As the result of a diving accident left her a quadriplegic at age 17, my friend Joni Eareckson Tada has spent the last five decades in a wheelchair. Yet she wrote these amazing words about her tragedy:
“My wheelchair was the key to seeing all this happen – especially since God’s power always shows up best in weakness. So here I sit … glad that I have not been healed on the outside, but glad that I have been healed on the inside. Healed from my own self-centered wants and wishes.”
She has turned a disability into an ability, traveling around the world and inspiring countless people. She has turned a seeming setback into stepping stones.
In the book of Hebrews, the Bible lists a group of men and women whose faith grew stronger through experience. And like my friend Joni, they turned their setbacks into stepping stones. I call these great heroes of the faith world changers.
Describing the kind of hardships they faced, Hebrews 11:36–39 says this:
“But others were tortured, refusing to turn from God in order to be set free. They placed their hope in a better life after the resurrection. Some were jeered at, and their backs were cut open with whips. Others were chained in prisons. Some died by stoning, some were sawed in half, and others were killed with the sword. Some went about wearing skins of sheep and goats, destitute and oppressed and mistreated. They were too good for this world, wandering over deserts and mountains, hiding in caves and holes in the ground. All these people earned a good reputation because of their faith, yet none of them received all that God had promised.” (NLT)
One of these heroes, Abraham, carried out one of the greatest acts of faith in human history when God came to him and asked him to offer up his son Isaac.
This was an epic test.
In many ways, you would have to say that to be tested on this level was quite an honor, because the Lord knew that Abraham could handle it. He knew that Abraham would pass this test. He knew that Abraham would take this setback and turn it turn it into an opportunity.
God asked him to make the greatest sacrifice imaginable. Finally his son, Isaac, had been born. Sarah actually did bring forth that promised child in her old age, and he became the light of Abraham’s life. Abraham doted on the boy. In fact, his very name says it all. “Isaac” means laughter. They loved him.

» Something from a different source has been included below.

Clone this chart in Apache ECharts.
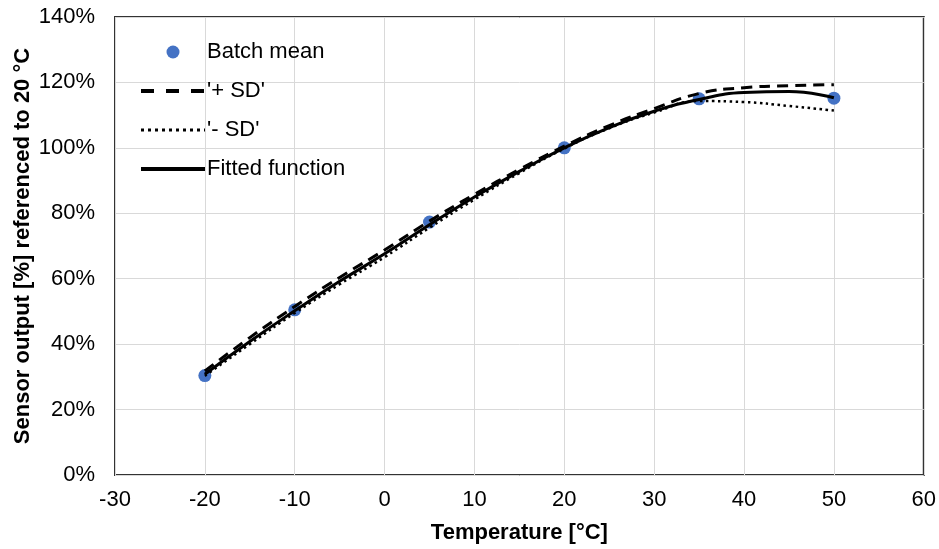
<!DOCTYPE html>
<html>
<head>
<meta charset="utf-8">
<script src="https://cdn.jsdelivr.net/npm/echarts@6/dist/echarts.min.js"></script>
<style>html,body{margin:0;padding:0;background:#fff}#c{width:939px;height:549px}</style>
</head>
<body>
<div id="c"></div>
<script>
var meanX = [-20, -10, 5, 20, 35, 50];
var meanY = [30.4, 50.5, 77.3, 100, 115, 115.2];
var curveX = [-20, -15, -10, -5, 0, 5, 10, 15, 20, 25, 30, 35, 40, 45, 50];
var plusSD = [31.8, 42.0, 51.5, 60.4, 68.8, 77.6, 85.8, 93.4, 100.5, 106.8, 112.0, 116.6, 118.4, 119.0, 119.3];
var minusSD = [30.3, 40.0, 49.5, 58.3, 66.6, 75.6, 84.2, 92.3, 99.8, 106.0, 110.8, 114.3, 114.0, 112.8, 111.4];
var fitted = [30.8, 40.8, 50.2, 59.2, 67.6, 76.5, 85.0, 92.8, 100.0, 106.2, 111.2, 114.8, 116.9, 117.2, 115.3];
var xTicks = [-30, 60, 10];
var yTicks = [0, 140, 20];

function pairs(xs, ys) { return xs.map(function (x, i) { return [x, ys[i]]; }); }

var font = 'Liberation Sans, Arial, sans-serif';
var chart = echarts.init(document.getElementById('c'));
chart.setOption({
  animation: false,
  grid: { left: 115, right: 14, top: 17, bottom: 74, show: true, borderColor: '#333', borderWidth: 2, backgroundColor: 'transparent' },
  legend: {
    orient: 'vertical', left: 134, top: 36,
    itemWidth: 64, itemHeight: 13, itemGap: 17,
    textStyle: { fontFamily: font, fontSize: 22, lineHeight: 22, color: '#000', padding: [0, 0, 0, -3] },
    data: [
      { name: 'Batch mean' },
      { name: "'+ SD'", itemStyle: { opacity: 0 }, lineStyle: { width: 4, type: [13, 12] } },
      { name: "'- SD'", itemStyle: { opacity: 0 }, lineStyle: { width: 3, type: [3, 4] } },
      { name: 'Fitted function', itemStyle: { opacity: 0 }, lineStyle: { width: 4 } }
    ]
  },
  xAxis: {
    type: 'value', min: xTicks[0], max: xTicks[1], interval: xTicks[2],
    name: 'Temperature [°C]', nameLocation: 'middle', nameGap: 47,
    nameTextStyle: { fontFamily: font, fontSize: 22, fontWeight: 'bold', color: '#000' },
    axisLine: { show: false }, axisTick: { show: false },
    axisLabel: { fontFamily: font, fontSize: 22, color: '#000', margin: 14 },
    splitLine: { show: true, lineStyle: { color: '#d9d9d9', width: 1 } }
  },
  yAxis: {
    type: 'value', min: yTicks[0], max: yTicks[1], interval: yTicks[2],
    name: 'Sensor output [%] referenced to 20 °C', nameLocation: 'middle', nameGap: 81, nameMoveOverlap: false,
    nameTextStyle: { fontFamily: font, fontSize: 22, fontWeight: 'bold', color: '#000' },
    axisLine: { show: false }, axisTick: { show: false },
    axisLabel: { fontFamily: font, fontSize: 22, color: '#000', margin: 20, formatter: '{value}%' },
    splitLine: { show: true, lineStyle: { color: '#d9d9d9', width: 1 } }
  },
  series: [
    { name: 'Batch mean', type: 'scatter', data: pairs(meanX, meanY), symbol: 'circle', symbolSize: 13, itemStyle: { color: '#4472C4', opacity: 1 }, z: 2 },
    { name: "'+ SD'", type: 'line', data: pairs(curveX, plusSD), smooth: true, showSymbol: false, symbol: 'none', lineStyle: { color: '#000', width: 3, type: [11, 7] }, itemStyle: { color: '#000' }, z: 3 },
    { name: "'- SD'", type: 'line', data: pairs(curveX, minusSD), smooth: true, showSymbol: false, symbol: 'none', lineStyle: { color: '#000', width: 2.5, type: [2.5, 3.5] }, itemStyle: { color: '#000' }, z: 3 },
    { name: 'Fitted function', type: 'line', data: pairs(curveX, fitted), smooth: true, showSymbol: false, symbol: 'none', lineStyle: { color: '#000', width: 3 }, itemStyle: { color: '#000' }, z: 4 }
  ]
});
</script>
</body>
</html>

But could it be that Isaac had actually become the most important thing in Abraham’s life? Or to put it another way: Could it be that Isaac, the son for whom Abraham and Sarah had waited for so long, actually became the idol of their lives?
A lot of things can become idols in our lives, not just bad things. Sometimes even good things, out of their proper place, can become that. For example, people will say, “For me, family is number one. It’s all about family. Nothing is more important than family.” Actually, that is not true. God should be No. 1 in our lives.
Let me say at the outset that it was never God’s intention to have Abraham kill Isaac. Rather, it was a test God knew Abraham would pass. This is why Abraham was effectively a superhero of the faith. He believed that even if Isaac died, God would raise him from the dead. Hebrews 11:19 tells us, “Abraham reasoned that if Isaac died, God was able to bring him back to life again” (NLT).
In other words, no matter what happened, Abraham knew that God was in control.
So Abraham basically said to Isaac, “Son, come on. We’re going to take a little walk together.” And as they made their way up the mountain, it was beginning to dawn on Isaac what was about to take place.
Here we have a beautiful picture of what happened at the cross of Calvary. I think this is one of the reasons this story is in the Bible. It shows us a father who was willing to sacrifice his son, and a son who was willing to be sacrificed.
As Isaac was lying on the altar and his father raised up the knife, preparing to sacrifice his son, a voice came from heaven: “Abraham! Abraham! … Don’t lay a hand on the boy! … Do not hurt him in any way, for now I know that you truly fear God. You have not withheld from me even your son, your only son” (Genesis 22:11 NLT).
World changers like Abraham give everything back to God because everything is from God. Our children are a gift from God. We don’t own them; they belong to him. Everything we have acquired in life, every possession, has been given to us by God. Every talent, every skill, and every ability we have is a gift to us from God. And it’s always a good thing to present them to God and say, “Lord, you gave these to me, and I give them back to you.”
Are you willing to do that? Abraham was.
We all have an Isaac in life, so to speak, something or someone we love so dearly. It is a good thing to present that something or someone to the Lord. And there is no safer place to be than in the hands of God.
World changers say to God, “Not my will, but yours, be done.”
If you want to be a world changer and live by faith, then know that your faith will be tested. We can’t control what will happen in our lives. All we get to do is decide how we will react to whatever comes our way. God is in control. We are not. But we can determine what we will do with what comes our way. World changers turn setbacks into stepping stones.